◆ **STATED TASK**: Below is a block of records; reproduce all of them exactly and leave out any pictures.

Source code of charts
####################

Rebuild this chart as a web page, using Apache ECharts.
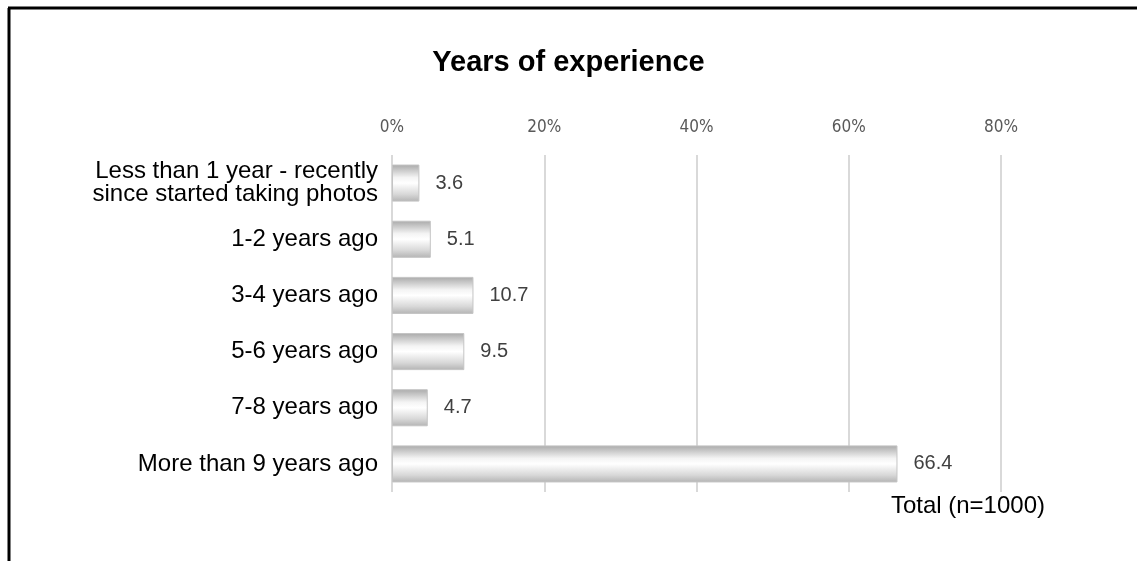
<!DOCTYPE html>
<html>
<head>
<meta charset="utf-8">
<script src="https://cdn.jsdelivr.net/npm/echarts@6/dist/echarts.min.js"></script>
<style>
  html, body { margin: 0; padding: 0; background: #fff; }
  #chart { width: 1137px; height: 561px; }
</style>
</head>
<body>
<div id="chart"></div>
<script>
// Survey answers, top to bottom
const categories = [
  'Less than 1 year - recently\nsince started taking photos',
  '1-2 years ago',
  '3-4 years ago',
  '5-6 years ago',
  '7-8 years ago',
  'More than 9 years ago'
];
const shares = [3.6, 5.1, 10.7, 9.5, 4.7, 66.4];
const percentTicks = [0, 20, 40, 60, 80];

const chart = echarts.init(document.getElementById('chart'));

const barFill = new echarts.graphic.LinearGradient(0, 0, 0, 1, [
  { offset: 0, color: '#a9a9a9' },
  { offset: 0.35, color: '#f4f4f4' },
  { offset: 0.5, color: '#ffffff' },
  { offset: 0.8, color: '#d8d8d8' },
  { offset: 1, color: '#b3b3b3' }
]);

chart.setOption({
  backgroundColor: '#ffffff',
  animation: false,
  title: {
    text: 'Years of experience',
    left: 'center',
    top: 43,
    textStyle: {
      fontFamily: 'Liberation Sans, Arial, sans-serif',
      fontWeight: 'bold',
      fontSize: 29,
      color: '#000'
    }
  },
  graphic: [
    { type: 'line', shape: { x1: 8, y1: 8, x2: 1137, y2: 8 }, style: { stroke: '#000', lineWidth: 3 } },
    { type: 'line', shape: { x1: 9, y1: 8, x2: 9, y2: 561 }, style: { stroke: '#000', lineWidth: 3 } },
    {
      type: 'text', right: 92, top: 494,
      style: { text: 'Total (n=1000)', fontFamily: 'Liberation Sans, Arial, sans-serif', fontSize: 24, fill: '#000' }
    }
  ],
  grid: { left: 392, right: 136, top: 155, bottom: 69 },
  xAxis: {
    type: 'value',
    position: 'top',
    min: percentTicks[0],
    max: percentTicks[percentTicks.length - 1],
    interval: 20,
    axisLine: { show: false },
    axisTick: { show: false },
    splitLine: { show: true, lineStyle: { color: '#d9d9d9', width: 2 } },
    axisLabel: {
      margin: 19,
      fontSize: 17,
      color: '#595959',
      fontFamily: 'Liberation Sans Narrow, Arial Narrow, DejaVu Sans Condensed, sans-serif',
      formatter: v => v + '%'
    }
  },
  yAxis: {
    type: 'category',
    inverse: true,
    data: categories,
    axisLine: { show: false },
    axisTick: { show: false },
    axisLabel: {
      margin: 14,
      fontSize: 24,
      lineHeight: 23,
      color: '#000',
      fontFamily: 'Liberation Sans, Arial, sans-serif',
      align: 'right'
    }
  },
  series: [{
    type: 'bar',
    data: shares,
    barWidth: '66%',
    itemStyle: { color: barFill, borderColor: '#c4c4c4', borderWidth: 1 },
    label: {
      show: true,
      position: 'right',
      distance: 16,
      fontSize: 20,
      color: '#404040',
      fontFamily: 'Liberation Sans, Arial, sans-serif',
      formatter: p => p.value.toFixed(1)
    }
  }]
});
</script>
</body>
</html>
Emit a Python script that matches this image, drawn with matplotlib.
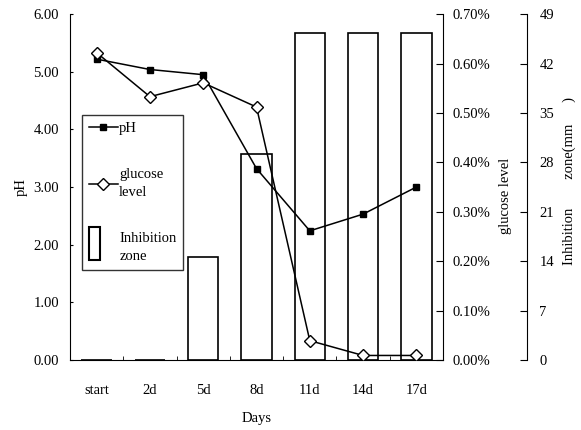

####################

◆ **THE RESULT**:
Rebuild this chart as a web page, using Apache ECharts.
<!DOCTYPE html>
<html>
<head>
<meta charset="utf-8">
<script src="https://cdn.jsdelivr.net/npm/echarts@6/dist/echarts.min.js"></script>
<style>
  html, body { margin: 0; padding: 0; background: #fff; }
  #chart { width: 1137px; height: 561px; }
</style>
</head>
<body>
<div id="chart"></div>
<script>
// Survey answers, top to bottom
const categories = [
  'Less than 1 year - recently\nsince started taking photos',
  '1-2 years ago',
  '3-4 years ago',
  '5-6 years ago',
  '7-8 years ago',
  'More than 9 years ago'
];
const shares = [3.6, 5.1, 10.7, 9.5, 4.7, 66.4];
const percentTicks = [0, 20, 40, 60, 80];

const chart = echarts.init(document.getElementById('chart'));

const barFill = new echarts.graphic.LinearGradient(0, 0, 0, 1, [
  { offset: 0, color: '#a9a9a9' },
  { offset: 0.35, color: '#f4f4f4' },
  { offset: 0.5, color: '#ffffff' },
  { offset: 0.8, color: '#d8d8d8' },
  { offset: 1, color: '#b3b3b3' }
]);

chart.setOption({
  backgroundColor: '#ffffff',
  animation: false,
  title: {
    text: 'Years of experience',
    left: 'center',
    top: 43,
    textStyle: {
      fontFamily: 'Liberation Sans, Arial, sans-serif',
      fontWeight: 'bold',
      fontSize: 29,
      color: '#000'
    }
  },
  graphic: [
    { type: 'line', shape: { x1: 8, y1: 8, x2: 1137, y2: 8 }, style: { stroke: '#000', lineWidth: 3 } },
    { type: 'line', shape: { x1: 9, y1: 8, x2: 9, y2: 561 }, style: { stroke: '#000', lineWidth: 3 } },
    {
      type: 'text', right: 92, top: 494,
      style: { text: 'Total (n=1000)', fontFamily: 'Liberation Sans, Arial, sans-serif', fontSize: 24, fill: '#000' }
    }
  ],
  grid: { left: 392, right: 136, top: 155, bottom: 69 },
  xAxis: {
    type: 'value',
    position: 'top',
    min: percentTicks[0],
    max: percentTicks[percentTicks.length - 1],
    interval: 20,
    axisLine: { show: false },
    axisTick: { show: false },
    splitLine: { show: true, lineStyle: { color: '#d9d9d9', width: 2 } },
    axisLabel: {
      margin: 19,
      fontSize: 17,
      color: '#595959',
      fontFamily: 'Liberation Sans Narrow, Arial Narrow, DejaVu Sans Condensed, sans-serif',
      formatter: v => v + '%'
    }
  },
  yAxis: {
    type: 'category',
    inverse: true,
    data: categories,
    axisLine: { show: false },
    axisTick: { show: false },
    axisLabel: {
      margin: 14,
      fontSize: 24,
      lineHeight: 23,
      color: '#000',
      fontFamily: 'Liberation Sans, Arial, sans-serif',
      align: 'right'
    }
  },
  series: [{
    type: 'bar',
    data: shares,
    barWidth: '66%',
    itemStyle: { color: barFill, borderColor: '#c4c4c4', borderWidth: 1 },
    label: {
      show: true,
      position: 'right',
      distance: 16,
      fontSize: 20,
      color: '#404040',
      fontFamily: 'Liberation Sans, Arial, sans-serif',
      formatter: p => p.value.toFixed(1)
    }
  }]
});
</script>
</body>
</html>
Emit a Python script that matches this image, drawn with matplotlib.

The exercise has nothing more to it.